According to CCTV, sales of gold for the May Day holiday in Beijing are up 70% over last year, and sales of gold bars have doubled. It notes that May is a popular season for weddings, which makes it a peak gold-buying period, but attributes this year’s increase to jitters over property prices:

Mr. Zhang had planned to invest his money in the property market. But on second thought, he changed his mind . . . [Zhang] said, “The recent measures have been reining in tightly. So I changed my investment plan. I believe the gold market is more stable. It could also avoid investment risks and prevent the threat of the inflation.”

Another CCTV report this Tuesday suggests the shift towards gold is not limited to Beijingers, but also includes investors from Wenzhou, a southeast coastal city famous for its itinerant entrepreneurs:

Housing speculators from Wenzhou City in southeastern China are switching their money from property into gold following government restrictions on the real estate market. Tao Xingyi, president of Beijing-based Jinding Group, a company specializing in high-end gold trading and investment, said the company’s customers have increased by 300 — 400 percent recently . . . Tao said that within one month, three groups of Wenzhou investors made purchases of gold from his company worth more than 10 million yuan.
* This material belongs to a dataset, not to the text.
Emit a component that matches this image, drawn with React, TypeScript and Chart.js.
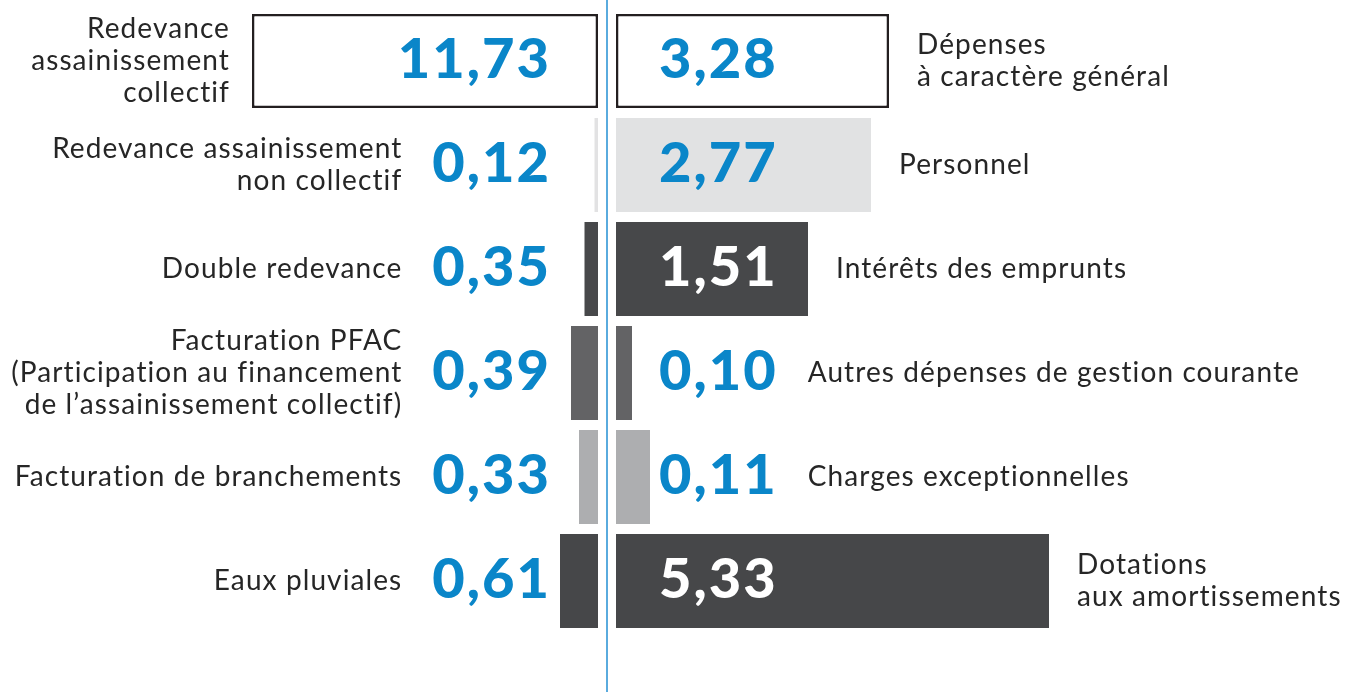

I have no way of verifying these reports, but as I mentioned in my televised comments, I find it very interesting given the analogy I’ve always drawn between the way Chinese invest in empty apartments as a “store of value” and investment in non-productive assets like gold. So it might very well make sense that, if they are no longer so certain stockpiled real estate will act as a reliable store of value, they would opt for gold as an attractive alternative.